While this strategy is simple to use, it tends to produce too many signals with little profits. Many times the CCI produces premature signals and traders find themselves on losing trades only to be stopped out at the top or bottom. One way to combat early signals is with the use of trend lines so that price action will confirm a change in direction of the trend. 

Overbought and Oversold

Many traders use the Commodity Channel Index to identify extreme levels. Readings above +200 are considered to be overbought and readings below -200 are considered oversold. When the CCI is between -50 and +50 the trading conditions are considered neutral. As with other oscillators when prices reach extreme overbought or oversold conditions, there is a large probability that the prices will revert to normal trading levels. 

The zero line will often be areas of support or resistance on the CCI line. Many traders watch price action that follows when the CCI break the zero line that has been support and resistance. The Zero line also provides a good reference to identify points of the chart where to draw trend lines. Breaks of these trend lines can be used to generate buy or sell signals.

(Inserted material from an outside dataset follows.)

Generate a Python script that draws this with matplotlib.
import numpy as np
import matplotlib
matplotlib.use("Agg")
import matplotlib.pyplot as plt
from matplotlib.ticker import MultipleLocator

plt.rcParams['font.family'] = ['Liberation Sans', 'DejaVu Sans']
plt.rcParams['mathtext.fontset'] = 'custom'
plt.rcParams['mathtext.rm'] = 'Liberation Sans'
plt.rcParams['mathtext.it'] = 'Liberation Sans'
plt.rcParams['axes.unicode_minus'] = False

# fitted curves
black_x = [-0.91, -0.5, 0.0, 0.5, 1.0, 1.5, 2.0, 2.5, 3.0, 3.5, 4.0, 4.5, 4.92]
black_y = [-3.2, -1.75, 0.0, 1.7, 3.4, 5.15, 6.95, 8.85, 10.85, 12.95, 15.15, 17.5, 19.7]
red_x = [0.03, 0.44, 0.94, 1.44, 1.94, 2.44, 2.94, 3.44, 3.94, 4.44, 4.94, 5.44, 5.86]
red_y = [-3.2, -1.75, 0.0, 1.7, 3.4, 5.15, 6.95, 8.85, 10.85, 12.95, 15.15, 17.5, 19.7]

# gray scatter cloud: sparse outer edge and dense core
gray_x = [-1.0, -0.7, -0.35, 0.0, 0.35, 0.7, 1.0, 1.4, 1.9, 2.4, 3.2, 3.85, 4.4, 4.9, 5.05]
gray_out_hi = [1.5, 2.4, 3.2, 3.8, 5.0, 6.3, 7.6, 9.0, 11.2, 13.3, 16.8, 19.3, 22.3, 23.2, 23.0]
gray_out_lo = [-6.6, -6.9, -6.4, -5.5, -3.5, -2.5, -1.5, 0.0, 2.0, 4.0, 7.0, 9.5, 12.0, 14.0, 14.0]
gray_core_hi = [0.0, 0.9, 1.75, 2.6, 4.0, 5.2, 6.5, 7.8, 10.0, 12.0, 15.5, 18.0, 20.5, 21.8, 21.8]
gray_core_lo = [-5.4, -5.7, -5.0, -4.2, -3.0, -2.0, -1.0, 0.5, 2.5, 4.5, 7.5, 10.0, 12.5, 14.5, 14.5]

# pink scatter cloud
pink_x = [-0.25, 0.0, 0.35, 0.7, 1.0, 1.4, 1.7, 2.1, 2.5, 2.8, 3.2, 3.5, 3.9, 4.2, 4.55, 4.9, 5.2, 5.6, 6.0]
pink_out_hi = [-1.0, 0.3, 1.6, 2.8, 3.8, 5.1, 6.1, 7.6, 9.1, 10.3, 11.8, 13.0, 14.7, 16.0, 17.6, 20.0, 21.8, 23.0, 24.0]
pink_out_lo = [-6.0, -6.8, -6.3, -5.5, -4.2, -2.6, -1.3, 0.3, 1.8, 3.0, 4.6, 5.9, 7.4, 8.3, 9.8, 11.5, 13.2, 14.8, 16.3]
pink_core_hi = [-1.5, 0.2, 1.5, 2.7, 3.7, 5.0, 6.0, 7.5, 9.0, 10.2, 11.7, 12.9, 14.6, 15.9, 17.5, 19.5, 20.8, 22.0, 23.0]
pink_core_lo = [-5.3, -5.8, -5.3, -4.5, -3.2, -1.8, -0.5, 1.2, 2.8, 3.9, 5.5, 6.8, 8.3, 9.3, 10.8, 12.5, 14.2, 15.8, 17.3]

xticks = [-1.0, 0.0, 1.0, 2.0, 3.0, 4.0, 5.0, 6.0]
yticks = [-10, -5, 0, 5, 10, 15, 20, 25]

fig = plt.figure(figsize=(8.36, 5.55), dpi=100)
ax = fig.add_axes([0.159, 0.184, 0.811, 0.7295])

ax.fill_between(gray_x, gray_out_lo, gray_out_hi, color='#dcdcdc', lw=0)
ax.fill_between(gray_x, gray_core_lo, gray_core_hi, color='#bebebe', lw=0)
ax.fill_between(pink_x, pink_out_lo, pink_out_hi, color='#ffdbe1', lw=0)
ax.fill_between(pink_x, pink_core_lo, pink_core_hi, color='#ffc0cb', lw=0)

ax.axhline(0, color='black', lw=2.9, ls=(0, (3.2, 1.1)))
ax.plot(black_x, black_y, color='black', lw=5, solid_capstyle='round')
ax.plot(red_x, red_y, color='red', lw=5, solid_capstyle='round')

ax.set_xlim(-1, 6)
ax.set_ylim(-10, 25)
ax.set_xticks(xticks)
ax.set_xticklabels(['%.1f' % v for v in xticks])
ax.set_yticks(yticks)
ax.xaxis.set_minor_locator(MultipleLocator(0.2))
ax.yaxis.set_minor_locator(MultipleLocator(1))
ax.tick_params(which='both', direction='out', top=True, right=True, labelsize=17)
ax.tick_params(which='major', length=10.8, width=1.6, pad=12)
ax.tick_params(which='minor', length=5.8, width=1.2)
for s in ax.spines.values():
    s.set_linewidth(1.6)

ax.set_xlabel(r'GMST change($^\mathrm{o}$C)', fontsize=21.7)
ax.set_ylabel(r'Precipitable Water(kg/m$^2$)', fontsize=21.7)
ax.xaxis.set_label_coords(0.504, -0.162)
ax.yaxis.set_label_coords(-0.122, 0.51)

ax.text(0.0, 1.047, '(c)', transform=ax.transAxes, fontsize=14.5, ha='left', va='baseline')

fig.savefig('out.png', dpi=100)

As with most oscillators, the divergence of prices and indicators typically provide good signals to changes in trend direction. A lower peak in the Commodity Channel Index against higher highs in price is negative divergence and is a sell signal. A higher peak in the CCI against lower lows in price is positive divergence and is a buy signal. 


The CCI is a valuable tool to identify potential peaks and valleys in price action, and thus provide investors and traders with strong signals to profit in changes in the direction of price movement of the stocks, bonds, forex and commodities.